Но пушкинские «Подражания Корану» далеки от традиционного взгляда на Мухаммеда как на закоренелого преступника, бессовестного обманщика, необузданного сластолюбца. Фомичев по этому поводу говорит:
«Наивная убежденность героя пушкинских стихотворений, его вера в пророческую миссию, в избранничество не колеблется ни на миг. Показательно, что, отбирая для своего цикла легендарные события, Пушкин, как правило, касается тех, которые вызывали у современных ему историков скептический или прямо издевательский комментарий… Очевидный для европейских авторов (надо было бы обязательно добавить: «далеко не всех!» – М.Б.) механизм корыстного лжепророчества (имеется в виду история женитьбы Мухаммеда на Зейнаб, жене Саида. – М.Б.) не работает в образной системе стихотворения Пушкина… Лирический герой пушкинского цикла (т. е. все тот же Мухаммед. – М.Б.) ни на миг не колеблется в своих побуждениях, изначально праведных…»124 и т. п.
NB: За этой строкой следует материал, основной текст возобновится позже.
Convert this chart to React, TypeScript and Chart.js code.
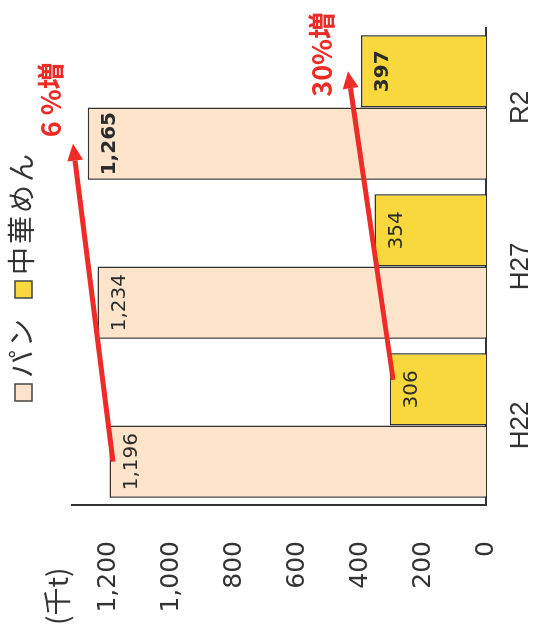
import { useEffect, useRef } from "react";
import { Chart, registerables } from "chart.js";

Chart.register(...registerables);

// ---- data ----
const categories = ["H22", "H27", "R2"];
const seriesNames = ["パン", "中華めん"];
const panValues = [1196, 1234, 1265];
const chukaValues = [306, 354, 397];
const yTickValues = [0, 200, 400, 600, 800, 1000, 1200];
const yMax = 1315;
const unitLabel = "(千t)";
const growthLabels = ["6 %増", "30%増"];
// growth arrows: dataset index, start/end category index and value
const arrowDatasets = [0, 1];
const arrowStartValues = [1185, 295];
const arrowEndValues = [1312, 438];
const arrowStartCats = [0, 0];
const arrowEndCats = [2, 2];

const seriesColors = ["#FDE4CB", "#F8D83C"];
const RED = "#EE2B27";
const TEXT = "#2b2b2b";

function fmt(v: number) {
  return v.toLocaleString("en-US");
}

function drawArrow(ctx: CanvasRenderingContext2D, x1: number, y1: number, x2: number, y2: number) {
  const ang = Math.atan2(y2 - y1, x2 - x1);
  const headLen = 17;
  const headHalf = 8;
  const bx = x2 - headLen * Math.cos(ang);
  const by = y2 - headLen * Math.sin(ang);
  ctx.save();
  ctx.strokeStyle = RED;
  ctx.fillStyle = RED;
  ctx.lineWidth = 5;
  ctx.lineCap = "butt";
  ctx.beginPath();
  ctx.moveTo(x1, y1);
  ctx.lineTo(bx, by);
  ctx.stroke();
  ctx.beginPath();
  ctx.moveTo(x2, y2);
  ctx.lineTo(bx + headHalf * Math.sin(ang), by - headHalf * Math.cos(ang));
  ctx.lineTo(bx - headHalf * Math.sin(ang), by + headHalf * Math.cos(ang));
  ctx.closePath();
  ctx.fill();
  ctx.restore();
}

const overlayPlugin = {
  id: "overlay",
  afterDatasetsDraw(chart: any) {
    const ctx: CanvasRenderingContext2D = chart.ctx;
    chart.data.datasets.forEach((ds: any, di: number) => {
      const meta = chart.getDatasetMeta(di);
      meta.data.forEach((bar: any, i: number) => {
        ctx.save();
        const bold = i === categories.length - 1;
        ctx.font = `${bold ? "bold " : ""}20px "DejaVu Sans"`;
        ctx.fillStyle = TEXT;
        ctx.textAlign = "center";
        ctx.textBaseline = "middle";
        ctx.fillText(fmt(ds.data[i]), bar.x, bar.y + 22);
        ctx.restore();
      });
    });
  },
  afterDraw(chart: any) {
    const ctx: CanvasRenderingContext2D = chart.ctx;
    const y = chart.scales.y;
    const catW = chart.scales.x.width / categories.length;

    // growth arrows
    const tips: { x: number; y: number }[] = [];
    arrowDatasets.forEach((di, k) => {
      const meta = chart.getDatasetMeta(di);
      const shift = k === 1 ? catW * 0.06 : 0;
      const x1 = meta.data[arrowStartCats[k]].x + shift;
      const y1 = y.getPixelForValue(arrowStartValues[k]);
      const x2 = meta.data[arrowEndCats[k]].x;
      const y2 = y.getPixelForValue(arrowEndValues[k]);
      drawArrow(ctx, x1, y1, x2, y2);
      tips.push({ x: x2, y: y2 });
    });

    // growth labels
    const offs = [
      [44, -22],
      [17, -26],
    ];
    growthLabels.forEach((t, k) => {
      ctx.save();
      ctx.font = 'bold 27px "Noto Sans CJK JP"';
      ctx.fillStyle = RED;
      ctx.textAlign = "center";
      ctx.textBaseline = "middle";
      ctx.fillText(t, tips[k].x + offs[k][0], tips[k].y + offs[k][1]);
      ctx.restore();
    });

    // legend
    ctx.save();
    ctx.font = '28px "Noto Sans CJK JP"';
    (ctx as any).letterSpacing = "3px";
    const box = 17;
    const gap = 6;
    const itemGap = 18;
    const widths = seriesNames.map((n) => ctx.measureText(n).width);
    const total = widths.reduce((a, w) => a + box + gap + w, 0) + itemGap * (seriesNames.length - 1);
    let lx = 352 - total / 2;
    const boxTop = 15;
    seriesNames.forEach((n, i) => {
      ctx.fillStyle = seriesColors[i];
      ctx.fillRect(lx, boxTop, box, box);
      ctx.strokeStyle = "#444";
      ctx.lineWidth = 1.5;
      ctx.strokeRect(lx, boxTop, box, box);
      lx += box + gap;
      ctx.fillStyle = "#333";
      ctx.textAlign = "left";
      ctx.textBaseline = "middle";
      ctx.fillText(n, lx, boxTop + box / 2 - 2);
      lx += widths[i] + itemGap;
    });
    ctx.restore();

    // unit label
    ctx.save();
    ctx.font = '28px "Noto Sans CJK JP"';
    ctx.fillStyle = "#333";
    ctx.textAlign = "left";
    ctx.textBaseline = "middle";
    ctx.fillText(unitLabel, 3, 57);
    ctx.restore();
  },
};

export default function App() {
  const ref = useRef<HTMLCanvasElement>(null);

  useEffect(() => {
    if (!ref.current) return;
    const chart = new Chart(ref.current, {
      type: "bar",
      data: {
        labels: categories,
        datasets: [
          {
            label: seriesNames[0],
            data: panValues,
            backgroundColor: seriesColors[0],
            borderColor: "#333",
            borderWidth: 1.5,
            categoryPercentage: 0.91,
            barPercentage: 1.0,
          },
          {
            label: seriesNames[1],
            data: chukaValues,
            backgroundColor: seriesColors[1],
            borderColor: "#333",
            borderWidth: 1.5,
            categoryPercentage: 0.91,
            barPercentage: 1.0,
          },
        ],
      },
      options: {
        responsive: false,
        animation: false,
        layout: { padding: { top: 72, right: 28, left: 0, bottom: 0 } },
        plugins: {
          legend: { display: false },
          tooltip: { enabled: false },
          title: { display: false },
        },
        scales: {
          x: {
            grid: { display: false },
            border: { display: true, color: "#333", width: 2 },
            ticks: {
              color: "#333",
              padding: 11,
              font: { family: "Liberation Sans", size: 26 },
            },
            afterFit: (s: any) => {
              s.height = 47;
            },
          },
          y: {
            min: 0,
            max: yMax,
            grid: { display: false },
            border: { display: true, color: "#333", width: 2 },
            afterBuildTicks: (s: any) => {
              s.ticks = yTickValues.map((v) => ({ value: v }));
            },
            ticks: {
              color: "#333",
              padding: 28,
              font: { family: "DejaVu Sans", size: 25 },
              callback: (v: any) => fmt(Number(v)),
            },
            afterFit: (s: any) => {
              s.width = 123;
            },
          },
        },
      },
      plugins: [overlayPlugin],
    } as any);
    return () => chart.destroy();
  }, []);

  return (
    <div
      style={{
        position: "absolute",
        left: 0,
        top: 0,
        width: 628,
        height: 533,
        transformOrigin: "0 0",
        transform: "translateY(628px) rotate(-90deg)",
        background: "#fff",
      }}
    >
      <canvas ref={ref} width={628} height={533} style={{ display: "block", width: 628, height: 533 }} />
    </div>
  );
}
К сожалению, Фомичев забывает, что, с точки зрения Пушкина, Коран – при целом ряде его бесспорных эстетических и этических достоинств – есть все-таки олицетворение лжи (и «старой» и «новой»). Да и без этого сказанное не позволяет сделать – во всяком случае, с полной категоричностью – вывод, что Пушкин всего явственней в «Подражаниях…» достиг «перевоплощения своего духа в дух чужих народов», что он нарисовал истинный образ Мухаммеда (ибо снятие с последнего подозрений в лжепророчестве и т. п. вряд ли было особой заслугой в контексте европейской – в том числе и русской – интеллектуальности 20-х годов XIX века), дал объективную оценку Корана и, наконец, ислама и всего вообще мусульманского Востока125.
Хотя вряд ли правомочно толковать весь романтизм как только антирационалистическую и антипросветительную консервативную систему мышления126, тем не менее есть множество верных мыслей в статье известного польского историка и культуролога
G. Krasuski «Великие прегрешения Романтизма. Приглашение к полемике»127. Он ставит романтизм в оппозицию к католицизму, в котором выдвигает на первый план черты своеобразного рационализма и прогрессизма128. На эти особенности его, говорит Krasuski, неоднократно указывали многие антагонисты католицизма, но впервые – романтики (в том числе Мицкевич) и особенно русские славянофилы. Согласно Красускому, романтики (надо бы уточнить: «не все». – М.Б.) подключились к другой – протестантской – традиции, унаследовав от нее веру в «общинный дух», крайний политический консерватизм и теснейше с ним сопряженный национализм129. Правда, романтики не отвергали лозунг братства народов; но они отвергали лозунг равенства народов, поскольку он мог быть понят в смысле общности культурных черт. Между тем, по мнению романтиков, все, что является для народов общим, оказывается и наносным, то есть вредным. «Романтики видели Европу как мозаику неповторимых монад, атомов»130 и потому никоим образом не склонялись к абсолютному признанию «Другого» в его «чуждости»131, при всем при том, что шли напряженные поиски «внутренней множественности», пересмотр отношения к «Непохожему», к «отличному от Себя»132.
Можно продолжить анализ Krasuski в ином ключе.
Согласно «политологии романтизма», все общественные ценности рано или поздно низводятся до своего «аналога-знака» – нации. Лишь нации (и, значит, национальные культуры) являются реальными; любой человек реален постольку, поскольку он репрезентирует собою конкретную нацию. Нация же (а тем более «национальное государство») – это то, что в себе «закончено», хорошо упорядочено (или должно, вполне может, в принципе, быть упорядочено!) в отношениях с другими нациями, то, что устойчиво, прочно, стабильно (или в потенции сравнительно легко может быть таковым) – и, следовательно, имманентно «европейскому» (=«цивилизованному») этосу. «Стать нацией» – категорический императив «романтического сознания», и для каждой его национальной разновидности все прочие реальны лишь с этой стороны. Феноменология этого сознания такова, что на место «пространства индивидуально-внутреннего мира» ложится «пространство нации»: «национальное» заполняет субъективность; «нация» подменяет «ценность». Возникает «голое символизирование», «знак без значения» – нация без субъекта (личности).